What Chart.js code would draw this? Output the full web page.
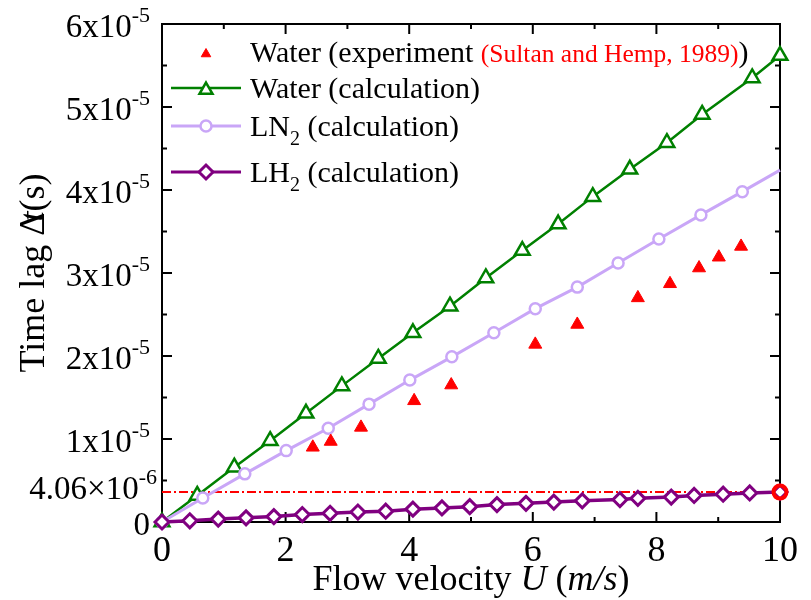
<!DOCTYPE html>
<html>
<head>
<meta charset="utf-8">
<script src="https://cdn.jsdelivr.net/npm/chart.js@4.4.1/dist/chart.umd.min.js"></script>
<style>
  html, body { margin: 0; padding: 0; background: #fff; }
</style>
</head>
<body>
<canvas id="lagChart" width="811" height="600"></canvas>
<script>
// --- data (time lag in units of 1e-5 s, velocity in m/s) ---
const waterExpU   = [2.44, 2.73, 3.22, 4.08, 4.68, 6.04, 6.72, 7.70, 8.22, 8.69, 9.01, 9.37];
const waterExpLag = [0.90, 0.97, 1.14, 1.46, 1.65, 2.14, 2.38, 2.70, 2.87, 3.06, 3.19, 3.32];

const waterCalcU   = [0, 0.57, 1.17, 1.75, 2.33, 2.91, 3.50, 4.06, 4.66, 5.24, 5.83, 6.41, 6.97, 7.57, 8.17, 8.74, 9.55, 10.0];
const waterCalcLag = [0, 0.32, 0.66, 0.98, 1.31, 1.64, 1.97, 2.28, 2.60, 2.94, 3.27, 3.59, 3.92, 4.25, 4.57, 4.91, 5.35, 5.62];

const ln2U   = [0, 0.66, 1.34, 2.01, 2.69, 3.35, 4.01, 4.69, 5.37, 6.04, 6.72, 7.38, 8.04, 8.72, 9.39, 10];
const ln2Lag = [0, 0.29, 0.58, 0.86, 1.13, 1.42, 1.71, 1.99, 2.28, 2.57, 2.83, 3.12, 3.41, 3.70, 3.98, 4.24];

const lh2U   = [0, 0.45, 0.91, 1.36, 1.81, 2.27, 2.72, 3.17, 3.62, 4.06, 4.53, 4.98, 5.42, 5.89, 6.34, 6.80, 7.41, 7.70, 8.24, 8.61, 9.08, 9.51, 10];
const lh2Lag = [0, 0.015, 0.035, 0.05, 0.065, 0.09, 0.105, 0.12, 0.13, 0.155, 0.17, 0.185, 0.21, 0.225, 0.24, 0.255, 0.27, 0.285, 0.30, 0.32, 0.335, 0.35, 0.36];

// dash-dot reference line and its label (4.06x10^-6 s)
const refLineLag = 0.36;
const refLabelLag = 0.406;

// --- ticks ---
const uMajor = [0, 2, 4, 6, 8, 10];
const uMinor = [1, 3, 5, 7, 9];
const lagMajor = [0, 1, 2, 3, 4, 5, 6];
const lagMinor = [0.5, 1.5, 2.5, 3.5, 4.5, 5.5];
const lagTickBase = ['0', '1x10', '2x10', '3x10', '4x10', '5x10', '6x10'];
const lagTickExp  = ['', '-5', '-5', '-5', '-5', '-5', '-5'];

const GREEN = '#008000', LAVENDER = '#c9a6f7', PURPLE = '#800080', RED = '#ff0000';
const SERIF = "'Liberation Serif', 'DejaVu Serif', serif";

const pts = (xs, ys) => xs.map((x, i) => ({ x: x, y: ys[i] }));

function drawRuns(ctx, x, y, runs) {
    ctx.textAlign = 'left';
    ctx.textBaseline = 'alphabetic';
    runs.forEach(r => {
        ctx.font = r.font;
        ctx.fillStyle = r.color || '#000';
        x += (r.kern || 0);
        ctx.fillText(r.text, x, y + (r.dy || 0));
        x += ctx.measureText(r.text).width;
    });
}
function runsWidth(ctx, runs) {
    return runs.reduce((w, r) => { ctx.font = r.font; return w + ctx.measureText(r.text).width + (r.kern || 0); }, 0);
}

// frame with inward ticks on all four sides
const frameTicks = {
    id: 'frameTicks',
    beforeDatasetsDraw(chart) {
        const { ctx, chartArea: a, scales: { x, y } } = chart;
        ctx.save();
        ctx.strokeStyle = '#000';
        ctx.lineWidth = 2;
        ctx.strokeRect(a.left, a.top, a.right - a.left, a.bottom - a.top);
        const seg = (x1, y1, x2, y2) => { ctx.beginPath(); ctx.moveTo(x1, y1); ctx.lineTo(x2, y2); ctx.stroke(); };
        const vTicks = (vals, len) => vals.forEach(v => {
            const px = x.getPixelForValue(v);
            seg(px, a.bottom, px, a.bottom - len);
            seg(px, a.top, px, a.top + len);
        });
        const hTicks = (vals, len) => vals.forEach(v => {
            const py = y.getPixelForValue(v);
            seg(a.left, py, a.left + len, py);
            seg(a.right, py, a.right - len, py);
        });
        vTicks(uMajor, 10); vTicks(uMinor, 5);
        hTicks(lagMajor, 10); hTicks(lagMinor, 5);
        ctx.restore();
    }
};

// tick labels, axis titles and legend
const labelsAndLegend = {
    id: 'labelsAndLegend',
    afterDraw(chart) {
        const { ctx, chartArea: a, scales: { x, y } } = chart;
        ctx.save();

        // x tick labels
        ctx.font = '36px ' + SERIF;
        ctx.fillStyle = '#000';
        ctx.textAlign = 'center';
        ctx.textBaseline = 'alphabetic';
        uMajor.forEach(v => ctx.fillText(String(v), x.getPixelForValue(v), 561));

        // y tick labels with superscript exponent
        lagMajor.forEach((v, i) => {
            const runs = [{ text: lagTickBase[i], font: '33px ' + SERIF }];
            if (lagTickExp[i]) runs.push({ text: lagTickExp[i], font: '22px ' + SERIF, dy: -15 });
            const w = runsWidth(ctx, runs);
            drawRuns(ctx, 150 - w, y.getPixelForValue(v) + 13, runs);
        });
        const refRuns = [
            { text: '4.06\u00d710', font: '33px ' + SERIF },
            { text: '-6', font: '22px ' + SERIF, dy: -15 }
        ];
        drawRuns(ctx, 157 - runsWidth(ctx, refRuns), y.getPixelForValue(refLabelLag) + 11, refRuns);

        // x axis title
        const xTitle = [
            { text: 'Flow velocity ', font: '36px ' + SERIF },
            { text: 'U', font: 'italic 36px ' + SERIF },
            { text: ' (', font: '36px ' + SERIF },
            { text: 'm/s', font: 'italic 36px ' + SERIF },
            { text: ')', font: '36px ' + SERIF }
        ];
        drawRuns(ctx, (a.left + a.right) / 2 - runsWidth(ctx, xTitle) / 2, 590, xTitle);

        // y axis title
        const yTitle = [
            { text: 'Time lag \u0394', font: '36px ' + SERIF },
            { text: 't', font: 'italic 36px ' + SERIF, kern: -9 },
            { text: '(s)', font: '36px ' + SERIF }
        ];
        ctx.translate(44, (a.top + a.bottom) / 2);
        ctx.rotate(-Math.PI / 2);
        drawRuns(ctx, -runsWidth(ctx, yTitle) / 2, 0, yTitle);
        ctx.setTransform(1, 0, 0, 1, 0, 0);

        // legend
        const f30 = '30px ' + SERIF;
        const rows = [
            { y: 52, line: null, style: 'triangle', r: 5.5, color: RED, fill: RED, bw: 1,
              runs: [{ text: 'Water (experiment ', font: f30 },
                     { text: '(Sultan and Hemp, 1989)', font: '25.5px ' + SERIF, color: RED },
                     { text: ')', font: f30 }] },
            { y: 88, line: GREEN, lw: 2.5, style: 'triangle', r: 7.5, color: GREEN, fill: '#fff', bw: 2.5,
              runs: [{ text: 'Water (calculation)', font: f30 }] },
            { y: 126, line: LAVENDER, lw: 3, style: 'circle', r: 5.5, color: LAVENDER, fill: '#fff', bw: 2.5,
              runs: [{ text: 'LN', font: f30 }, { text: '2', font: '20px ' + SERIF, dy: 9 },
                     { text: ' (calculation)', font: f30 }] },
            { y: 172, line: PURPLE, lw: 3, style: 'rectRot', r: 7, color: PURPLE, fill: '#fff', bw: 3,
              runs: [{ text: 'LH', font: f30 }, { text: '2', font: '20px ' + SERIF, dy: 9 },
                     { text: ' (calculation)', font: f30 }] }
        ];
        rows.forEach(row => {
            if (row.line) {
                ctx.strokeStyle = row.line;
                ctx.lineWidth = row.lw;
                ctx.beginPath(); ctx.moveTo(171, row.y); ctx.lineTo(241, row.y); ctx.stroke();
            }
            ctx.strokeStyle = row.color;
            ctx.fillStyle = row.fill;
            ctx.lineWidth = row.bw;
            Chart.helpers.drawPoint(ctx, { pointStyle: row.style, radius: row.r, rotation: 0, borderWidth: row.bw },
                206, row.style === 'triangle' ? row.y + 2 : row.y);
            drawRuns(ctx, 250, row.y + 10, row.runs);
        });

        ctx.restore();
    }
};

new Chart(document.getElementById('lagChart'), {
    type: 'scatter',
    data: {
        datasets: [
            {   // end point marker
                data: [{ x: 10, y: refLineLag }],
                pointStyle: 'circle', pointRadius: 6.5, pointBorderWidth: 4,
                borderColor: RED, backgroundColor: 'rgba(0,0,0,0)', showLine: false, clip: false
            },
            {   // LH2
                data: pts(lh2U, lh2Lag),
                showLine: true, borderColor: PURPLE, borderWidth: 3.5,
                pointStyle: 'rectRot', pointRadius: 7, pointBorderWidth: 3,
                backgroundColor: '#fff', clip: false
            },
            {   // water experiment
                data: pts(waterExpU, waterExpLag),
                showLine: false, pointStyle: 'triangle', pointRadius: 7.5, pointBorderWidth: 1,
                borderColor: RED, backgroundColor: RED, clip: false
            },
            {   // LN2
                data: pts(ln2U, ln2Lag),
                showLine: true, borderColor: LAVENDER, borderWidth: 3,
                pointStyle: 'circle', pointRadius: ln2U.map((u, i) => i === ln2U.length - 1 ? 0 : 5.5),
                pointBorderWidth: 2.5, backgroundColor: '#fff', clip: false
            },
            {   // water calculation
                data: pts(waterCalcU, waterCalcLag),
                showLine: true, borderColor: GREEN, borderWidth: 2.5,
                pointStyle: 'triangle', pointRadius: 8.5, pointBorderWidth: 2.5,
                backgroundColor: '#fff', clip: false
            },
            {   // dash-dot reference line
                data: [{ x: 0, y: refLineLag }, { x: 10, y: refLineLag }],
                showLine: true, borderColor: RED, borderWidth: 2, borderDash: [9, 3, 2, 3],
                pointRadius: 0
            }
        ]
    },
    options: {
        responsive: false,
        animation: false,
        layout: { padding: { top: 24, right: 31, left: 0, bottom: 0 } },
        plugins: { legend: { display: false }, tooltip: { enabled: false } },
        scales: {
            x: {
                type: 'linear', min: 0, max: 10,
                ticks: { display: false }, grid: { display: false }, border: { display: false },
                afterFit: (s) => { s.height = 78; }
            },
            y: {
                type: 'linear', min: 0, max: 6,
                ticks: { display: false }, grid: { display: false }, border: { display: false },
                afterFit: (s) => { s.width = 162; }
            }
        }
    },
    plugins: [frameTicks, labelsAndLegend]
});
</script>
</body>
</html>
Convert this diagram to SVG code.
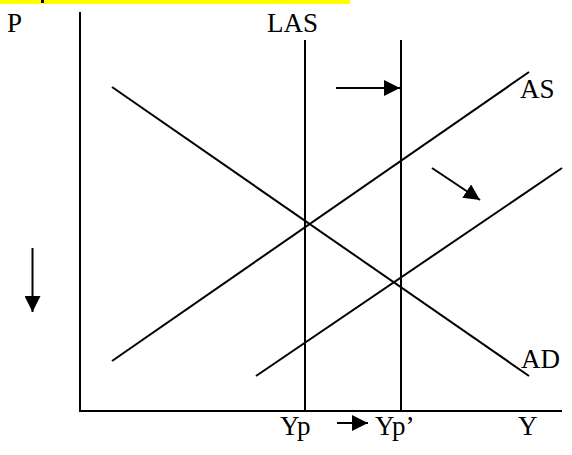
..............................
◆ CHALLENGE ◆
Return the number of lines that include the word "code", and nothing else.

◆ EXPECTED OUTPUT ◆
2